O caso foi descoberto após uma auditoria sobre os processos, solicitada pela Sempre Editora em 2022, identificar os indícios de fraude. Naquele mesmo ano, a empresa ingressou com uma notícia-crime contra os suspeitos, o que levou à suspensão das sentenças.
Para a promotora Andréa Bahury, as evidências mostram que Marcos Antônio “omitia-se dolosamente em apresentar a impugnação” dos pedidos de equipação salarial. Além disso, a representante do Ministério Publico ressaltou, na denúncia encaminhada à Justiça na terça-feira (8/7), que “ambos traíam o patrocínio das causas, de modo a ensejar a condenação da Sempre Editora, em razão da revelia, com a finalidade de obtenção de condenações vultosas em desfavor da empresa vítima, objetivando auferir vantagens econômicas em proveito comum”.
Impacto nas sentenças
Documentos anexados à denúncia do Ministério Público revelam como as fraudes processuais teriam inflado os valores das sentenças proferidas em favor dos ex-funcionários. Em apenas uma delas, por exemplo, a indenização determinada pela Justiça foi de R$ 5,2 milhões. Em outro caso, foi definido o pagamento de cerca de R$ 3,5 milhões a um ex-funcionário. Entretanto, cálculos apresentados nos autos revelam que, se desconsiderada a equiparação salarial, o valor da sentença deveria cair para cerca de R$ 186.000.
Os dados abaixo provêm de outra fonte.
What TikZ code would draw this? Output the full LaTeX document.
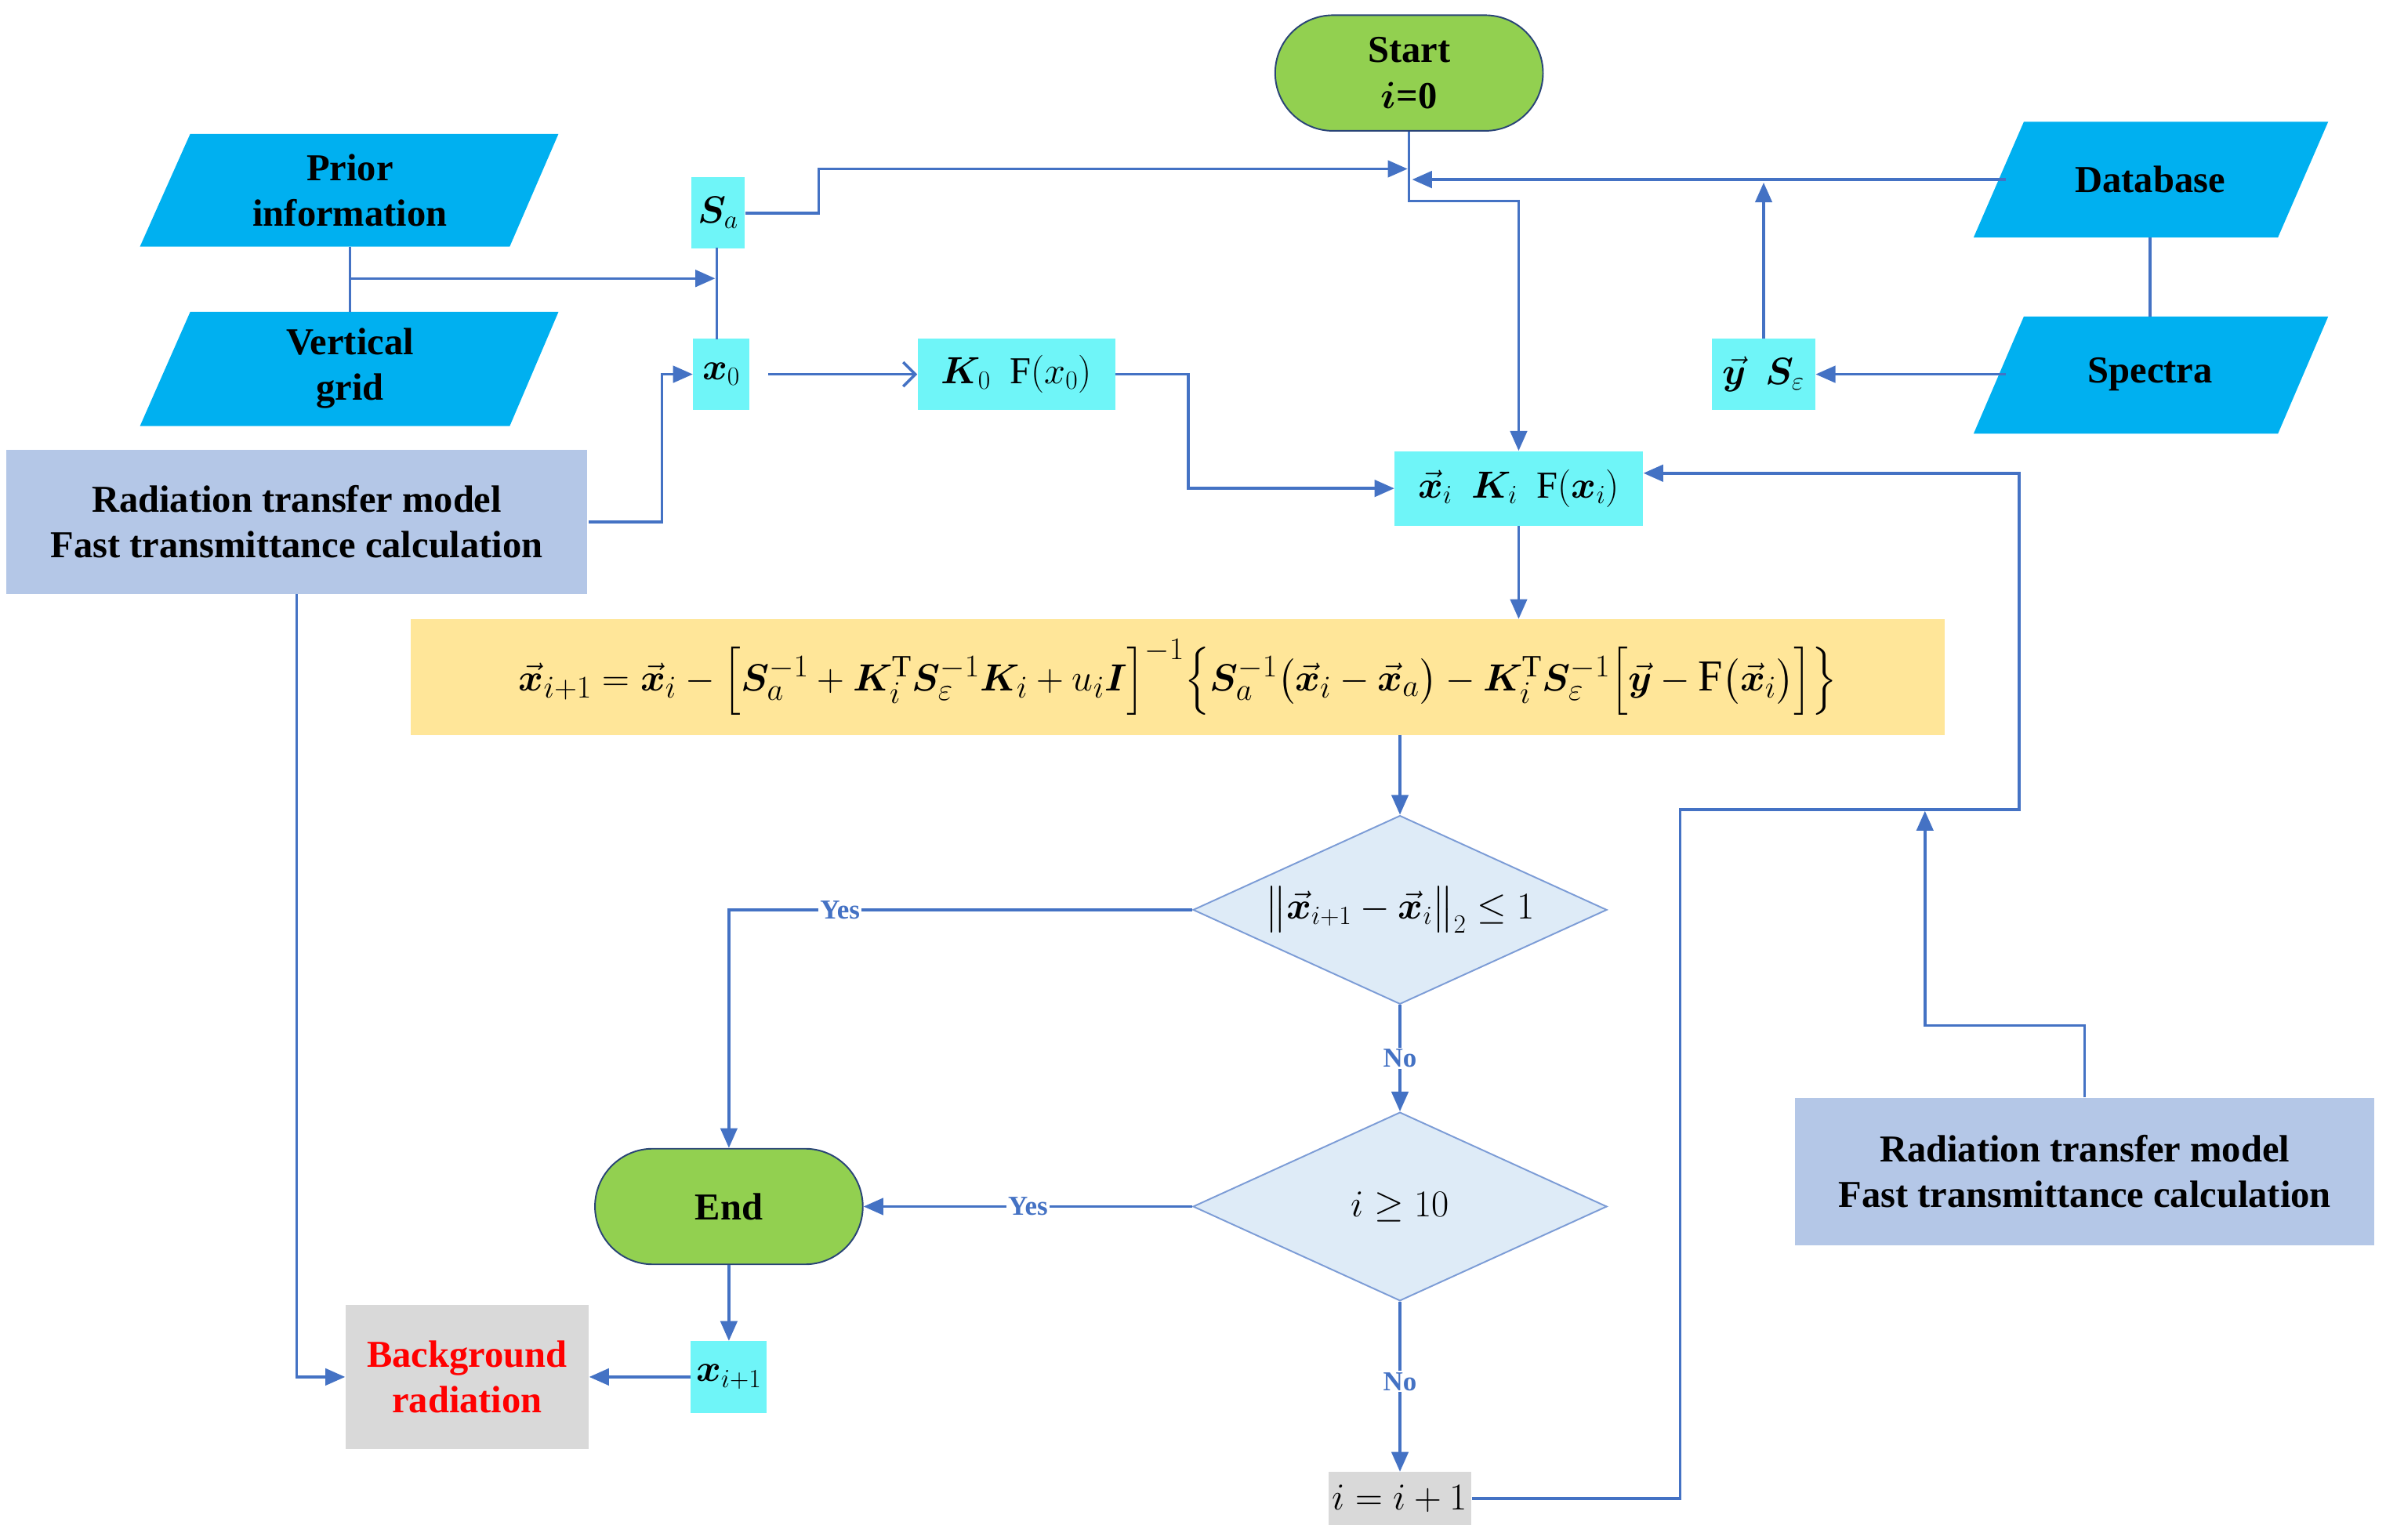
\documentclass[tikz,border=0pt]{standalone}
\usepackage{fontspec}
\usepackage{amsmath,bm}
\setmainfont{Liberation Serif}
\usetikzlibrary{arrows.meta,shapes.geometric,shapes.misc}
\definecolor{ln}{HTML}{4472C4}
\definecolor{grn}{HTML}{92D050}
\definecolor{skyb}{HTML}{00B0F0}
\definecolor{cyb}{HTML}{6FF5F8}
\definecolor{rtm}{HTML}{B4C7E7}
\definecolor{frm}{HTML}{FFE699}
\definecolor{gry}{HTML}{D9D9D9}
\definecolor{dia}{HTML}{DEEBF7}
\tikzset{
 every node/.style={font=\fontsize{25}{30}\selectfont\bfseries, align=center, inner sep=0pt},
 con/.style={draw=ln, line width=1.8pt, -{Triangle[width=11pt,length=13pt]}},
 ln/.style={draw=ln, line width=1.8pt},
 term/.style={rounded rectangle, fill=grn, draw=ln!60!black, line width=1pt, minimum width=176pt, minimum height=76pt},
 cbox/.style={fill=cyb, minimum height=47pt},
 lab/.style={font=\fontsize{18}{20}\selectfont\bfseries, text=ln, fill=white, inner sep=1pt},
 dm/.style={diamond, aspect=2.2, fill=dia, draw=ln!70, line width=1pt, minimum width=272pt, minimum height=124pt},
}
\begin{document}
\begin{tikzpicture}[x=1pt,y=-1pt]
\useasboundingbox (0,0) rectangle (1568,1012);
% parallelograms
\fill[skyb] (125,88)--(367,88)--(335,162)--(92,162)--cycle;
\fill[skyb] (125,205)--(367,205)--(335,280)--(92,280)--cycle;
\fill[skyb] (1330,80)--(1530,80)--(1497,156)--(1297,156)--cycle;
\fill[skyb] (1330,208)--(1530,208)--(1497,285)--(1297,285)--cycle;
\node (prior) at (230,125) {Prior\\information};
\node (vgrid) at (230,242) {Vertical\\grid};
\node (db) at (1413,118) {Database};
\node (sp) at (1413,246) {Spectra};
\node[term] (start) at (926,48) {Start\\$\bm{i}$=0};
\node[term] (end) at (479,793) {End};
\node[cbox, minimum width=35pt] (sa) at (472,140) {$\bm{S}_a$};
\node[cbox, minimum width=37pt] (x0) at (474,246) {$\bm{x}_0$};
\node[cbox, minimum width=130pt] (k0) at (668,246) {$\bm{K}_0\ \ \mathrm{F}(x_0)$};
\node[cbox, minimum width=68pt] (ys) at (1159,246) {$\vec{\bm{y}}\ \ \bm{S}_\varepsilon$};
\node[cbox, minimum width=163pt, minimum height=49pt] (xi) at (998,321) {$\vec{\bm{x}}_i\ \ \bm{K}_i\ \ \mathrm{F}(\bm{x}_i)$};
\node[fill=rtm, minimum width=382pt, minimum height=95pt] (rtm1) at (195,343) {Radiation transfer model\\Fast transmittance calculation};
\node[fill=rtm, minimum width=381pt, minimum height=97pt] (rtm2) at (1370,770) {Radiation transfer model\\Fast transmittance calculation};
\node[fill=frm, minimum width=1008pt, minimum height=76pt, font=\fontsize{29}{34}\selectfont] (frm) at (774,445)
 {$\vec{\bm{x}}_{i+1}=\vec{\bm{x}}_i-\Big[\bm{S}_a^{-1}+\bm{K}_i^{\mathrm{T}}\bm{S}_\varepsilon^{-1}\bm{K}_i+u_i\bm{I}\Big]^{-1}\Big\{\bm{S}_a^{-1}\big(\vec{\bm{x}}_i-\vec{\bm{x}}_a\big)-\bm{K}_i^{\mathrm{T}}\bm{S}_\varepsilon^{-1}\Big[\vec{\bm{y}}-\mathrm{F}\big(\vec{\bm{x}}_i\big)\Big]\Big\}$};
\node[dm] (d1) at (920,598) {$\big\|\vec{\bm{x}}_{i+1}-\vec{\bm{x}}_i\big\|_2\le 1$};
\node[dm] (d2) at (920,793) {$i\ge 10$};
\node[cbox, minimum width=50pt] (xn) at (479,905) {$\bm{x}_{i+1}$};
\node[fill=gry, minimum width=160pt, minimum height=95pt, text=red] (bg) at (307,905) {Background\\radiation};
\node[fill=gry, minimum width=94pt, minimum height=35pt, font=\fontsize{24}{28}\selectfont] (inc) at (920,985) {$i=i+1$};
% connectors
\draw[ln] (230,162) -- (230,205);
\coordinate (jp) at (230,183);
\coordinate (ja) at (470,183);
\draw[con] (jp) -- (ja);
\draw[ln] (471,163) -- (471,223);
\coordinate (tsa) at (925,111);
\draw[con] (sa.east) -- (538,140) -- (538,111) -- (tsa);
\draw[con] (start.south) -- (926,132) -- (998,132) -- (xi.north);
\coordinate (tdb) at (928,118);
\coordinate (sdb) at (1318,118);
\draw[con] (sdb) -- (tdb);
\draw[ln] (1413,156) -- (1413,208);
\coordinate (ssp) at (1318,246);
\draw[con] (ssp) -- (ys.east);
\coordinate (tys) at (1159,120);
\draw[con] (ys.north) -- (tys);
\coordinate (sx0) at (505,246);
\draw[draw=ln, line width=1.8pt, -{Straight Barb[length=8pt,width=16pt]}] (sx0) -- (k0.west);
\draw[con] (k0.east) -- (781,246) -- (781,321) -- (xi.west);
\coordinate (sr1) at (387,343);
\draw[con] (sr1) -- (435,343) -- (435,246) -- (x0.west);
\draw[con] (rtm1.south) -- (195,905) -- (bg.west);
\draw[con] (xi.south) -- (xi.south |- frm.north);
\coordinate (sfr) at (920,483);
\draw[con] (sfr) -- (d1.north);
\draw[con] (d1.west) -- (479,598) -- (end.north);
\node[lab] at (552,598) {Yes};
\draw[con] (d1.south) -- node[lab]{No} (d2.north);
\draw[con] (d2.west) -- node[lab]{Yes} (end.east);
\draw[con] (end.south) -- (xn.north);
\draw[con] (xn.west) -- (bg.east);
\draw[con] (d2.south) -- node[lab, pos=0.47]{No} (inc.north);
\coordinate (txi) at (1080,311);
\draw[con] (inc.east) -- (1104,985) -- (1104,532) -- (1327,532) -- (1327,311) -- (txi);
\coordinate (tr2) at (1265,533);
\draw[con] (rtm2.north) -- (1370,674) -- (1265,674) -- (tr2);
\end{tikzpicture}
\end{document}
Para o Ministério Público, as evidências coletadas pela Polícia Civil não deixam dúvida que os dois advogados cometeram sete vezes os crimes de estelionato, patrocínio infiel e lavagem de dinheiro contra a empresa.
No caso de Marcos Antônio, ainda há o indiciamento pelo crime de falsidade ideológica em um dos sete casos, uma vez que ele teria usado indevidamente o token de assinatura digital e a senha do escritório de advocacia ao qual era vinculado para incluir no sistema eletrônico do Tribunal Regional do Trabalho (TRT-3) um falso documento de desistência de recurso processual que havia sido apresentado pela Sempre Editora.
Suspeito comprou apartamento e carro
Os advogados acusados de fraude processual contra a Sempre Editora teriam usado a conta bancária da mãe de um deles para movimentar cerca de R$ 118.000 obtidos ilicitamente, destaca a denúncia do Ministério Público de Minas Gerais (MPMG). O dinheiro teria origem, provavelmente, no adiantamentos de honorários pagos pelos ex-funcionários nas ações trabalhistas movidas contra a empresa.
A quebra do sigilo bancário dos suspeitos revelou que a mãe de Marcos Antônio de Jesus, então advogado de defesa da Sempre Editora, teria sido usada como “laranja” no esquema da dupla. Ela recebeu em sua conta vários depósitos feitos por Marcelo da Costa e Silva. Segundo a denúncia do MPMG, o envio do dinheiro ocorria “sem causa lícita aparente” e “em verdade, se destinava ao denunciado Marcos Antônio”. Para a promotora, as provas “evidenciaram a estruturação de rede de ocultação patrimonial típica do crime de lavagem de dinheiro”.
Ainda conforme a denúncia enviada à Justiça pelo Ministério Público, a ex-mulher de Marcos Antônio revelou, em depoimento aos investigadores da Polícia Civil, que, no período em que as fraudes ocorreram, o advogado teria comprado “apartamento, carro importado, além de lojas e reformas na residência de sua mãe”.